The inaugural chapter of the climate-change saga is over. In that chapter — call it Apprehension — we identified the threat and its consequences. We spoke, with increasing urgency and self-delusion, of the prospect of triumphing against long odds. But we did not seriously consider the prospect of failure. We understood what failure would mean for global temperatures, coastlines, agricultural yield, immigration patterns, the world economy. But we have not allowed ourselves to comprehend what failure might mean for us. How will it change the way we see ourselves, how we remember the past, how we imagine the future? Why did we do this to ourselves? These questions will be the subject of climate change’s second chapter — call it The Reckoning. There can be no understanding of our current and future predicament without understanding why we failed to solve this problem when we had the chance.

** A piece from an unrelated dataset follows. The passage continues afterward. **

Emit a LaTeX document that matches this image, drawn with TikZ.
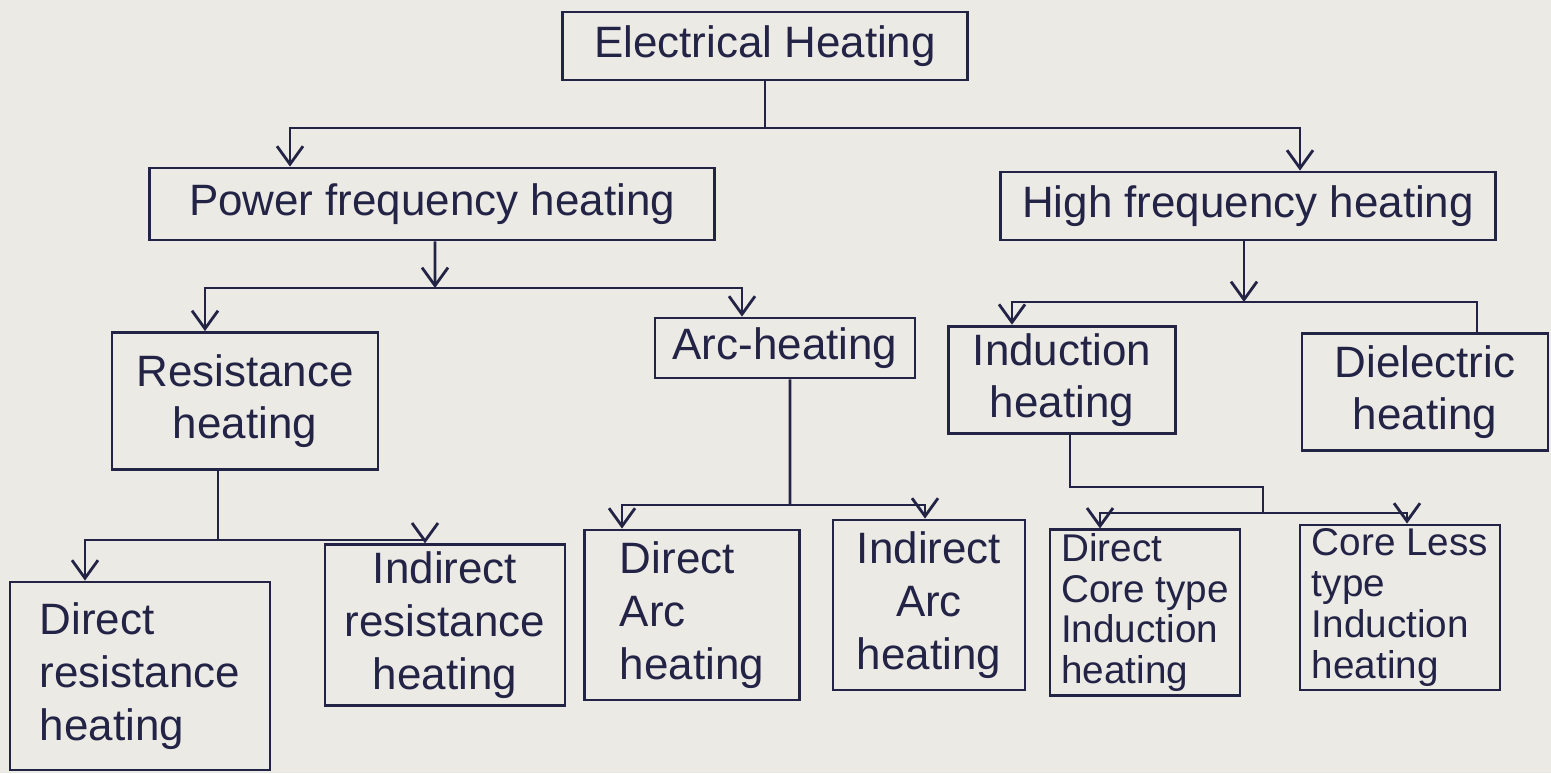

That we came so close, as a civilization, to breaking our suicide pact with fossil fuels can be credited to the efforts of a handful of people, among them a hyperkinetic lobbyist and a guileless atmospheric physicist who, at great personal cost, tried to warn humanity of what was coming. They risked their careers in a painful, escalating campaign to solve the problem, first in scientific reports, later through conventional avenues of political persuasion and finally with a strategy of public shaming. Their efforts were shrewd, passionate, robust. And they failed. What follows is their story, and ours.
Nothing left to say.
Perhaps except this November 19, 2012 from the Big Apple website: “Other than that, Mrs. Lincoln, how did you like the play?”
Abraham Lincoln (1809-1865) was assassinated in Ford’s Theatre on April 14, 1865, while watching the play Our American Cousin. Fletcher Knebel (1911-1993), author of the satirical column about government called “Potomac Fever,” wrote in 1957:
“What TV interviewing would have been at the time of the Civil war: ‘Well, aside from that, Mrs. Lincoln, what did you think of the play?’”
The classic example of the “sick joke” became popular in 1957 and is still told.
We have a sick planet and seem unable to rouse ourselves from our pursuit of worse tragedy.